Auf den trotzdem lauter werdendem Chor konservativer Stimmen, die CDU habe mit Kernüberzeugungen ihrer Basis gebrochen, reagierte Merkel mit einem neuen Projekt – sie erfand – wiederum gestützt auf die SPD – das Sparen, die Schwarze Null. Diese war von Anfang an eher ein politisches denn fiskalisches Vorhaben; Wolfgang Schäuble, Merkels damaliger Finanzminister meinte, man habe „irgendwann mal gesagt, wir nehmen die schwarze Null, weil die so eindeutig ist“. Merkel selbst assistierte: „Man hätte einfach nur die schwäbische Hausfrau fragen sollen, sie hätte uns eine Lebensweisheit gesagt: Man kann nicht auf Dauer über seine Verhältnisse leben.“ Was die politische Absicht unterstreicht – denn selbst Merkel weiß, dass Privathaushalte anders als Staatshaushalte funktionieren. Der Sinn des Ganzen lag vielmehr darin, den Konservativen ein Refugium, eine Wärmestube zu öffnen, um sie gegen den rauen Wind of Change zu schützen. Mit allerdings verheerenden Wirkungen für Land und Gesellschaft, die angesichts des Klimaproblems umso deutlicher zutage treten. Dabei wären schon seit Jahren eher Klima- oder Umweltvorbehalte denn bloß finanzierungstechnischer vonnöten gewesen. Und heutzutage längst eine Neubestimmung des investiven, ja interventionistischen Staates …

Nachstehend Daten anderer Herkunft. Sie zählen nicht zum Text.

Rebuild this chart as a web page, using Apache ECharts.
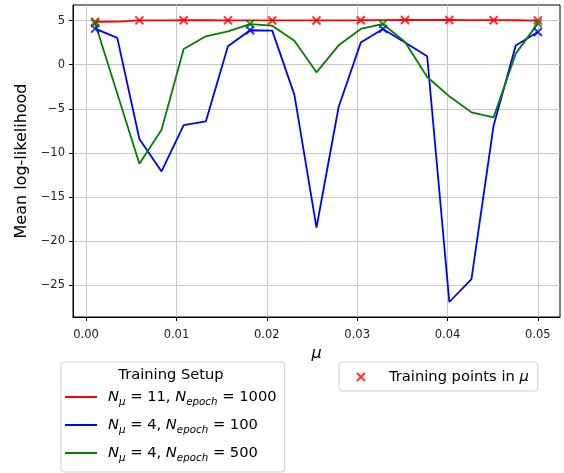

Zugleich vermochte Merkel mit ihrem Modernisierungskurs nicht nur einen positiven „Mobilisierungseffekt“ für die eigenen Reihen auszulösen, sondern auch einen negativen „asymmetrischen Demobilisierungsimpuls“ für ihre parteipolitischen Gegner; vulgo sie plünderte deren politischen Lagerbestand, namentlich den der SPD. Dass auch andere Parteien wie die FDP und die AfD von Merkels Strategie profitierten, sei hier nur am Rande erwähnt.

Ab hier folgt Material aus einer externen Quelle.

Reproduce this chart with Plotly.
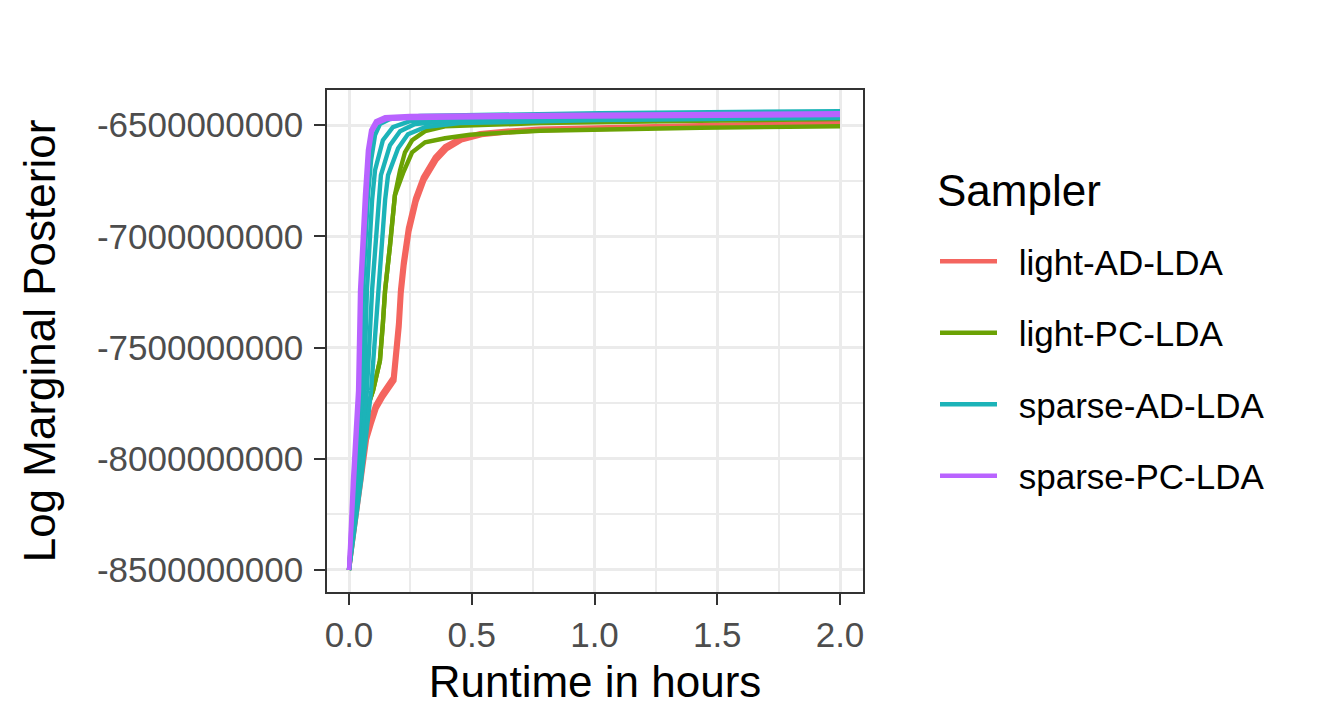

Eine „Sozialdemokratisierung der CDU“ bedeutet das alles nicht, auch wenn diese These beständig durch die Medien und das politische Feuilleton geistert, sondern ein gewolltes Abdriften in unklare politische Konturen, in Profillosigkeit. Was Peter Sloterdijk das „Vergrauen der politischen Primärfarben“ nennt.
Treffender ist es, Merkels Tun als das einer „Anästhesistin“ zu beschreiben: Sie entpolitisierte die Politik und erhob „Schweigen“ zur „Voraussetzung für gute Entscheidungen“. Also nichts erklären. Deshalb kommt Merkels Satz „Sie kennen mich“ die zentrale Bedeutung für ihr Verständnis von Politik zu.
Der Satz sollte jedoch erhebliches Misstrauen auslösen: Denn wen kennt man da? Welche Überzeugungen, Ziele vertritt sie? Geht es ihr nur um Machterhalt? Das alles blieb immer im Vagen, im Ungefähren.
Wichtiger noch – der Satz macht Merkels politisches Temperament deutlich, das mit persönlichem „Machterhalt“ einerseits richtig, andererseits nur unzulänglich erfasst ist. So unprätentiös und leise Merkel daherkommt – sie ist „der Typus des Ego-Politikers“ (Gertrud Höhler). Es ging ihr nie um die „Mitte“ als solche, sondern sie variierte situativ ihre politischen Ziele. Was zu einem politischen Relativismus führte. Merkel wurde so zur Präsidial-Kanzlerin, zur „Mutti“.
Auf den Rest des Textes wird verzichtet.